Published: 2/7/2020 6:00:26 PM

Modified: 2/7/2020 6:00:14 PM

When he took the helm at Florence Bank a quarter century ago, John F. Heaps Jr. said this: “I hope to take the bank to the next level.”

In a Gazette news story at the time, the bank’s new president and CEO admitted to not knowing what the “next level” might bring, but he knew that it would focus on customer service, the bank’s employees and the community — the mix of ingredients that has made the independent mutual savings bank successful throughout its 147-year history.

So what happened over the next 25 years under Heap’s watch? Florence Bank has grown to a major employer in the region, nearly doubling its full-time staff to 221. The bank’s capital has grown from $24 million to $161 million, and assets have shot up from $283 million to $1.4 billion. And later this year, Florence Bank will open its 12th branch in the Valley, up from four in 1995.

It’s an understatement to say that Heaps, the longest-serving CEO in Florence Bank’s history, will be a tough act to follow. A bank CEO’s job is part visionary, part strategic planner, part motivator and communicator, part risk-taker and lots of other characteristics less obvious to outsiders. It’s not a combination that often comes together in one person.
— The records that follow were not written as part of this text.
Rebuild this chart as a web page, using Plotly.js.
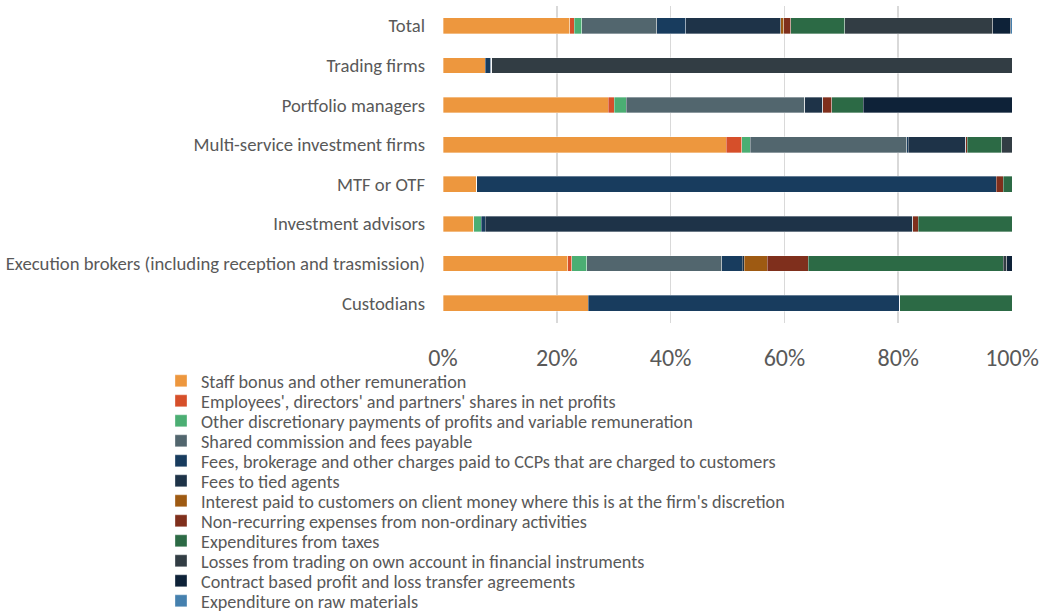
<!DOCTYPE html>
<html><head><meta charset="utf-8">
<script src="https://cdn.plot.ly/plotly-3.0.1.min.js"></script>
<style>html,body{margin:0;padding:0;background:#fff}#chart{width:1040px;height:613px}</style>
</head><body><div id="chart"></div>
<script>
const categories = ["Total","Trading firms","Portfolio managers","Multi-service investment firms","MTF or OTF","Investment advisors","Execution brokers (including reception and trasmission)","Custodians"];
const seriesNames = [
 "Staff bonus and other remuneration",
 "Employees', directors' and partners' shares in net profits",
 "Other discretionary payments of profits and variable remuneration",
 "Shared commission and fees payable",
 "Fees, brokerage and other charges paid to CCPs that are charged to customers",
 "Fees to tied agents",
 "Interest paid to customers on client money where this is at the firm's discretion",
 "Non-recurring expenses from non-ordinary activities",
 "Expenditures from taxes",
 "Losses from trading on own account in financial instruments",
 "Contract based profit and loss transfer agreements",
 "Expenditure on raw materials"
];
const seriesColors = ["#ED973E","#D64F2A","#4BAE73","#52666E","#183C5E","#1E3348","#9E5A12","#7F2F1C","#2C6A45","#323D44","#0E2238","#4580AE"];
// values in % per category (same order as categories)
const staffBonus      = [22.3, 7.4, 29.0, 49.8, 5.9, 5.4, 21.9, 25.5];
const employeesShares = [0.8, 0, 1.1, 2.7, 0, 0, 0.7, 0];
const otherDiscr      = [1.3, 0, 2.1, 1.5, 0, 1.3, 2.7, 0];
const sharedComm      = [13.2, 0, 31.4, 27.5, 0, 0, 23.7, 0];
const feesCCP         = [5.1, 1.0, 0, 0.3, 91.3, 0.7, 3.6, 54.8];
const feesTied        = [16.7, 0.2, 3.1, 10.1, 0, 75.2, 0.3, 0];
const interestPaid    = [0.5, 0, 0, 0, 0, 0, 4.1, 0];
const nonRecurring    = [1.2, 0, 1.6, 0.2, 1.3, 0.9, 7.2, 0];
const taxes           = [9.5, 0, 5.6, 6.1, 1.5, 16.5, 34.3, 19.7];
const tradingLosses   = [26.0, 91.4, 0, 1.8, 0, 0, 0.6, 0];
const contractPL      = [3.2, 0, 26.1, 0, 0, 0, 0.9, 0];
const rawMaterials    = [0.2, 0, 0, 0, 0, 0, 0, 0];
const seriesValues = [staffBonus, employeesShares, otherDiscr, sharedComm, feesCCP, feesTied, interestPaid, nonRecurring, taxes, tradingLosses, contractPL, rawMaterials];
const xTicks = [0,20,40,60,80,100];

const FONT = 'Carlito, Calibri, Lato, "Liberation Sans", sans-serif';
const W = 1040, H = 613, ML = 443, MR = 28, MT = 6, MB = 290;
const legKey = i => i === 0 ? 'legend' : 'legend' + (i + 1);

const traces = seriesNames.map((n,i)=>({
  type:'bar', orientation:'h', name:n, y:categories, x:seriesValues[i],
  legend: legKey(i),
  marker:{color:seriesColors[i], line:{color:'rgba(255,255,255,0.45)', width:0.75}},
  hoverinfo:'name+x'
}));

const layout = {
  width:W, height:H,
  margin:{l:ML, r:MR, t:MT, b:MB, autoexpand:false},
  barmode:'stack', bargap:0.6,
  paper_bgcolor:'#fff', plot_bgcolor:'#fff',
  font:{family:FONT, color:'#595959'},
  xaxis:{range:[0,100], tickvals:xTicks, ticktext:xTicks.map(v=>v+'%'), showgrid:true, gridcolor:'#D9D9D9', gridwidth:1.8,
         zeroline:false, showline:false, ticks:'', tickfont:{size:24, color:'#595959'}, ticklabelstandoff:18, fixedrange:true, automargin:false},
  yaxis:{autorange:'reversed', tickfont:{size:18.7, color:'#595959'}, ticks:'', showline:false, ticklabelstandoff:17, fixedrange:true, automargin:false},
  showlegend:true
};
const legendLeftPx = 161;
seriesNames.forEach((n,i)=>{
  const rowPx = 381 + 20*i;
  layout[legKey(i)] = {
    xref:'container', yref:'container',
    x:legendLeftPx / W, xanchor:'left',
    y:1 - rowPx / H, yanchor:'middle',
    font:{size:18.2, color:'#595959', family:FONT}, itemwidth:30,
    bgcolor:'rgba(0,0,0,0)', borderwidth:0
  };
});
Plotly.newPlot('chart', traces, layout, {displayModeBar:false, staticPlot:true});
</script></body></html>
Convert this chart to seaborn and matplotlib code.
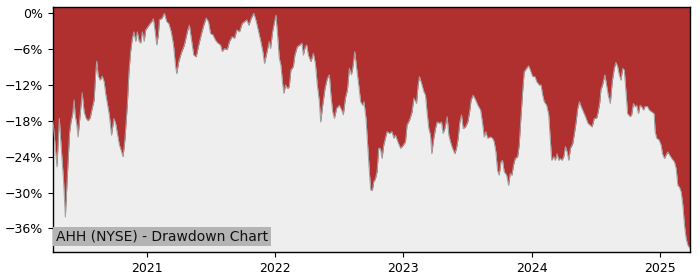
import numpy as np
import pandas as pd
import matplotlib
matplotlib.use("Agg")
import matplotlib.pyplot as plt
import matplotlib.dates as mdates
from matplotlib.ticker import FuncFormatter
import seaborn as sns

# decimal-year time stamps
years = [
    2020.268, 2020.284, 2020.299, 2020.307, 2020.317, 2020.327, 2020.338, 2020.350, 2020.364, 2020.373,
    2020.385, 2020.397, 2020.409, 2020.420, 2020.432, 2020.440, 2020.452, 2020.463, 2020.479, 2020.495,
    2020.510, 2020.526, 2020.541, 2020.557, 2020.573, 2020.588, 2020.600, 2020.608, 2020.620, 2020.635,
    2020.651, 2020.666, 2020.678, 2020.690, 2020.706, 2020.723, 2020.742, 2020.756, 2020.768, 2020.784,
    2020.799, 2020.813, 2020.828, 2020.846, 2020.859, 2020.872, 2020.885, 2020.898, 2020.911, 2020.924,
    2020.938, 2020.950, 2020.963, 2020.977, 2020.989, 2021.008, 2021.024, 2021.036, 2021.049, 2021.063,
    2021.075, 2021.088, 2021.096, 2021.117, 2021.135, 2021.153, 2021.169, 2021.188, 2021.206, 2021.221,
    2021.231, 2021.247, 2021.266, 2021.291, 2021.317, 2021.330, 2021.348, 2021.364, 2021.383, 2021.403,
    2021.422, 2021.442, 2021.461, 2021.479, 2021.495, 2021.513, 2021.534, 2021.552, 2021.573, 2021.586,
    2021.604, 2021.625, 2021.643, 2021.664, 2021.682, 2021.700, 2021.721, 2021.742, 2021.760, 2021.778,
    2021.794, 2021.813, 2021.833, 2021.852, 2021.870, 2021.885, 2021.903, 2021.916, 2021.930, 2021.953,
    2021.963, 2021.979, 2021.997, 2022.005, 2022.018, 2022.031, 2022.044, 2022.057, 2022.067, 2022.081,
    2022.096, 2022.109, 2022.122, 2022.141, 2022.153, 2022.172, 2022.192, 2022.208, 2022.219, 2022.234,
    2022.245, 2022.258, 2022.278, 2022.297, 2022.313, 2022.328, 2022.344, 2022.354, 2022.370, 2022.388,
    2022.406, 2022.422, 2022.434, 2022.448, 2022.461, 2022.479, 2022.500, 2022.518, 2022.531, 2022.547,
    2022.563, 2022.578, 2022.594, 2022.604, 2022.620, 2022.635, 2022.651, 2022.666, 2022.682, 2022.692,
    2022.708, 2022.721, 2022.734, 2022.745, 2022.758, 2022.768, 2022.781, 2022.794, 2022.807, 2022.820,
    2022.833, 2022.846, 2022.859, 2022.872, 2022.891, 2022.911, 2022.924, 2022.938, 2022.956, 2022.977,
    2022.997, 2023.016, 2023.028, 2023.047, 2023.067, 2023.081, 2023.102, 2023.114, 2023.125, 2023.141,
    2023.159, 2023.172, 2023.184, 2023.198, 2023.211, 2023.221, 2023.237, 2023.250, 2023.263, 2023.281,
    2023.297, 2023.309, 2023.323, 2023.341, 2023.354, 2023.367, 2023.383, 2023.401, 2023.414, 2023.427,
    2023.440, 2023.453, 2023.466, 2023.484, 2023.502, 2023.516, 2023.528, 2023.544, 2023.563, 2023.581,
    2023.602, 2023.617, 2023.630, 2023.643, 2023.656, 2023.677, 2023.695, 2023.708, 2023.721, 2023.734,
    2023.747, 2023.760, 2023.773, 2023.786, 2023.805, 2023.820, 2023.833, 2023.846, 2023.859, 2023.872,
    2023.891, 2023.903, 2023.916, 2023.930, 2023.942, 2023.961, 2023.977, 2023.995, 2024.008, 2024.026,
    2024.041, 2024.059, 2024.073, 2024.086, 2024.098, 2024.117, 2024.133, 2024.143, 2024.156, 2024.172,
    2024.184, 2024.198, 2024.211, 2024.223, 2024.237, 2024.250, 2024.263, 2024.276, 2024.289, 2024.302,
    2024.320, 2024.333, 2024.346, 2024.359, 2024.372, 2024.385, 2024.403, 2024.419, 2024.438, 2024.453,
    2024.471, 2024.487, 2024.505, 2024.518, 2024.531, 2024.539, 2024.552, 2024.570, 2024.583, 2024.596,
    2024.612, 2024.627, 2024.643, 2024.656, 2024.669, 2024.682, 2024.695, 2024.708, 2024.721, 2024.734,
    2024.747, 2024.766, 2024.778, 2024.792, 2024.805, 2024.817, 2024.831, 2024.844, 2024.856, 2024.870,
    2024.883, 2024.901, 2024.916, 2024.934, 2024.953, 2024.961, 2024.973, 2024.992, 2025.008, 2025.018,
    2025.034, 2025.047, 2025.059, 2025.073, 2025.091, 2025.112, 2025.125, 2025.138, 2025.151, 2025.164,
    2025.177, 2025.190, 2025.203, 2025.216, 2025.233,
]

# drawdown in percent
drawdown = [
    -18.0, -22.0, -25.7, -22.0, -17.6, -21.0, -24.3, -28.0, -34.1, -30.0,
    -24.9, -20.0, -18.0, -17.0, -14.5, -17.0, -18.5, -20.7, -17.0, -13.3,
    -16.5, -17.6, -18.0, -17.5, -15.9, -14.5, -10.0, -8.0, -10.5, -11.2,
    -10.5, -11.5, -13.5, -15.0, -17.0, -20.4, -17.6, -18.5, -20.0, -22.0,
    -23.0, -24.0, -21.0, -15.4, -9.8, -6.4, -4.2, -3.1, -4.7, -3.1,
    -4.7, -5.0, -3.1, -4.7, -2.8, -2.2, -1.7, -1.4, -0.9, -3.1,
    -5.3, -3.6, -1.1, -0.8, 0.0, -1.4, -1.7, -3.1, -5.3, -8.7,
    -10.1, -8.1, -6.7, -5.3, -2.8, -2.0, -4.7, -7.0, -7.3, -5.3,
    -3.6, -2.0, -0.8, -1.4, -3.4, -3.6, -4.5, -5.0, -5.3, -6.4,
    -5.9, -6.1, -4.7, -3.9, -4.2, -2.8, -3.1, -1.7, -1.4, -1.1,
    -2.0, -0.8, 0.0, -1.4, -3.1, -4.5, -6.4, -8.4, -7.0, -4.7,
    -5.9, -3.1, -1.1, -0.3, -3.6, -7.5, -8.7, -11.7, -13.4, -12.0,
    -12.6, -12.3, -9.5, -8.9, -7.0, -5.6, -5.3, -5.0, -7.0, -5.6,
    -5.3, -7.0, -8.1, -6.7, -8.4, -12.0, -14.8, -18.2, -15.4, -12.6,
    -10.9, -10.3, -13.7, -16.5, -17.6, -15.9, -15.4, -16.2, -17.0, -14.2,
    -12.8, -9.2, -10.3, -9.2, -6.4, -9.2, -12.0, -14.8, -15.4, -14.8,
    -17.6, -22.1, -26.5, -29.6, -29.6, -28.2, -27.7, -26.5, -22.6, -22.6,
    -24.3, -22.1, -20.9, -19.8, -20.1, -19.8, -20.9, -20.4, -21.5, -22.6,
    -22.1, -21.5, -18.7, -17.9, -16.5, -14.2, -15.1, -12.0, -10.6, -11.7,
    -13.1, -13.7, -16.5, -19.3, -20.4, -23.5, -20.9, -19.3, -18.2, -18.4,
    -18.2, -20.1, -19.3, -17.3, -20.4, -21.5, -22.6, -23.5, -22.6, -20.9,
    -18.2, -17.0, -19.3, -19.0, -18.2, -16.5, -14.5, -13.7, -14.5, -15.4,
    -16.2, -18.4, -20.7, -19.8, -20.9, -20.7, -20.9, -21.5, -23.2, -26.3,
    -27.1, -24.9, -24.6, -26.5, -27.1, -28.8, -26.8, -27.1, -25.4, -24.3,
    -24.0, -22.1, -17.6, -13.1, -9.8, -9.2, -8.8, -9.8, -10.6, -10.6,
    -11.5, -12.0, -12.0, -13.7, -14.8, -15.4, -17.0, -20.4, -24.6, -24.0,
    -24.6, -23.5, -24.6, -24.3, -24.6, -24.0, -22.3, -23.2, -24.6, -22.6,
    -21.8, -20.1, -18.2, -15.9, -14.8, -15.6, -16.5, -17.3, -18.4, -18.7,
    -19.0, -17.6, -17.6, -16.5, -14.8, -12.8, -12.0, -10.3, -12.0, -13.7,
    -15.1, -11.5, -9.2, -8.2, -8.9, -10.3, -11.2, -9.2, -9.5, -13.1,
    -16.8, -17.3, -17.0, -15.1, -15.6, -15.4, -16.8, -15.4, -15.6, -16.2,
    -15.6, -15.6, -16.2, -16.5, -16.8, -19.8, -20.9, -21.2, -22.1, -23.5,
    -24.3, -23.7, -23.2, -23.7, -24.3, -24.9, -26.0, -28.8, -29.1, -29.9,
    -32.1, -35.5, -37.7, -38.8, -39.4,
]

y_ticks = [0, -6, -12, -18, -24, -30, -36]
title_text = "AHH (NYSE) - Drawdown Chart"


def to_date(t):
    yr = int(np.floor(t))
    start = pd.Timestamp(year=yr, month=1, day=1)
    end = pd.Timestamp(year=yr + 1, month=1, day=1)
    return start + (end - start) * (t - yr)


df = pd.DataFrame({"date": [to_date(t) for t in years], "dd": drawdown})

sns.set_style("ticks")
plt.rcParams["font.family"] = ["DejaVu Sans"]

fig = plt.figure(figsize=(7, 2.8), dpi=100)
ax = fig.add_axes([0.0757, 0.099, 0.91, 0.875])
ax.set_facecolor("#eeeeee")

ymin, ymax = -40, 1
ax.fill_between(df["date"], ymax, df["dd"], color="#b03030", linewidth=0, zorder=2)
sns.lineplot(data=df, x="date", y="dd", ax=ax, color="#a0a0a0", linewidth=0.7, zorder=3)

ax.set_xlim(df["date"].iloc[0], df["date"].iloc[-1])
ax.set_ylim(ymin, ymax)
ax.set_yticks(y_ticks)
ax.yaxis.set_major_formatter(FuncFormatter(lambda v, p: f"{int(v)}%".replace("-", "\u2212")))
ax.xaxis.set_major_locator(mdates.YearLocator())
ax.xaxis.set_major_formatter(mdates.DateFormatter("%Y"))
ax.set_xlabel("")
ax.set_ylabel("")
ax.tick_params(axis="both", labelsize=9, length=3.5, color="black", labelcolor="black")
for s in ax.spines.values():
    s.set_visible(True)
    s.set_color("black")
    s.set_linewidth(1.0)

ax.text(0.005, 0.035, title_text, transform=ax.transAxes, fontsize=10, color="#111111",
        ha="left", va="bottom", zorder=5,
        bbox=dict(boxstyle="square,pad=0.2", facecolor="#b4b4b4", edgecolor="none"))

fig.savefig("out.png", dpi=100)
Judging from the accolades by community leaders after Heaps announced his pending retirement on May 1 — 25 years to the day he took his current position — he has been hugely successful at all these roles.

Jonathan Wright, owner of Wright Builders Inc., and a commercial customer of the bank, said Heaps is loyal to customers and celebrates their success. “Simple maybe, but unusual,” he said. “For me, it has been loyalty and respect through thick and thin.”

Bob Borawski, president of Borawski Insurance in Northampton and chairman of Florence Bank’s board of directors, said the bank didn’t appreciate who it was hiring at the time.

“We didn’t realize how well known locally he was and the deep roots he had in the community. We really got more than we bargained for — we were really lucky.”

Luck may not be the right word. Florence Bank was the right fit at the right time for a young banker eager to lead an institution so intertwined with the community.

Several leaders, from the former executive director of the Greater Northampton Area Chamber of Commerce to the president of Bay Path University, lauded Heaps for having the community he served at the center of every decision he made. In doing so, he dedicated the bank’s resources and created a culture of community service at the bank.

While he guided the bank through two recessions, including the Great Recession of 2008, and oversaw advances in technology such as mobile banking, those didn’t top his list of accomplishments. Instead, it’s not surprising that Heaps told Gazette reporter Michael Connors last week that he’s most proud of starting the bank’s “Customers’ Choice” program in 2002, which allows customers to vote on which nonprofits will receive grants. The program has provided over $1.1 million to organizations across the region.

As some bank CEOs around the country only recently have warmed to the idea of building workplaces that are forward-thinking, inclusive and values-based — as chronicled in a 2019 article, “Rise of the next-gen bank CEO,” in American Banker — Heaps did these things instinctually during a career that began in 1971.

After growing up in Springfield, Heaps began his banking career in marketing at Valley Bank, later Bay Bank, in Springfield. In 1987, he was first named a bank president for Bank of Boston, also in Springfield. He was 37 at the time, and the Springfield Union-News reported he was the youngest bank CEO in western Massachusetts.

Today, at 71, Heaps said the time is right to turn the reins of the bank over to his successor, Kevin Day, whom he says shares Florence Bank’s company culture and has confidence that the transition will be smooth.

“The marketplace is wide open for us,” he says.

That’s due in large part of the legacy that Heaps is leaving for future leaders to build on.